I was too traumatized at my appearance to go to class. As fast as I could, I rode my bike back home, and tore into the house, swearing I was never going to school again. It took a while, but the smudge was cleaned off my face, and I did finally see some humor in it. Later in the day, there were some jokes made about me bobbing for apples in ink, and National Geographic wanting to come photograph me for a Freaks of Nature edition; just lame teasing kids in a family inflict upon each other.
When I returned to school the next day, my friend was waiting by the gate as I rode my bike inside the playground to park it. Always shy and quiet, I could not remember a time he had ever spoken just to me, alone. But that morning, he was on a mission. There was a sincere apology for pointing and laughing, and a solemn promise never to do it again. Then he stuck his hand out, and asked if we could shake on it. Of course we could. And we did. After our reconciliation was complete, he said, “Okay, we’re good; I’ll see you later.” That was it. He turned, ran off to where the boys were playing four square, and we never spoke of it again.

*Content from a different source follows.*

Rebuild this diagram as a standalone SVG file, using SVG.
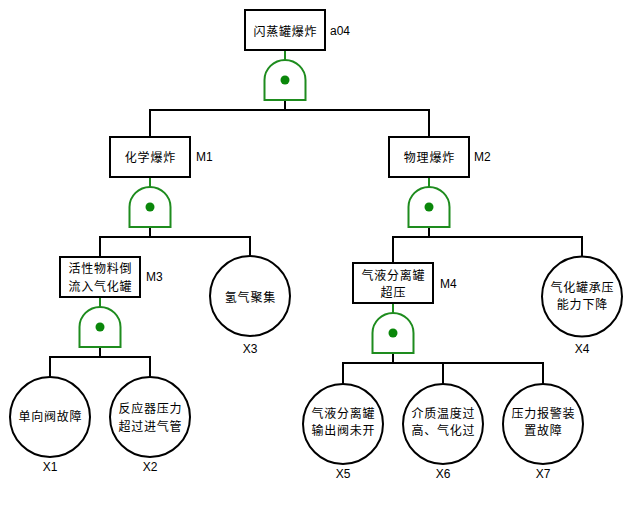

Yesterday, I saw my friend’s name in my hometown newspaper. He had a heart attack, and is gone, now. I think and write often of those long ago days in my little valley town. We had such a good life; orchards were kingdoms in which we played; school was where we learned how to be a community, safe, supported, nurtured; we were taught to resolve our conflict with words and a handshake, forgive, and move forward as we grew into our better selves; and we had friends, unswerving, steadfast, forever friends. It is with a profound sense of gratitude and affection that I remember it all, and believe in the hope of my friend’s words, “We’re good; I’ll see you later.”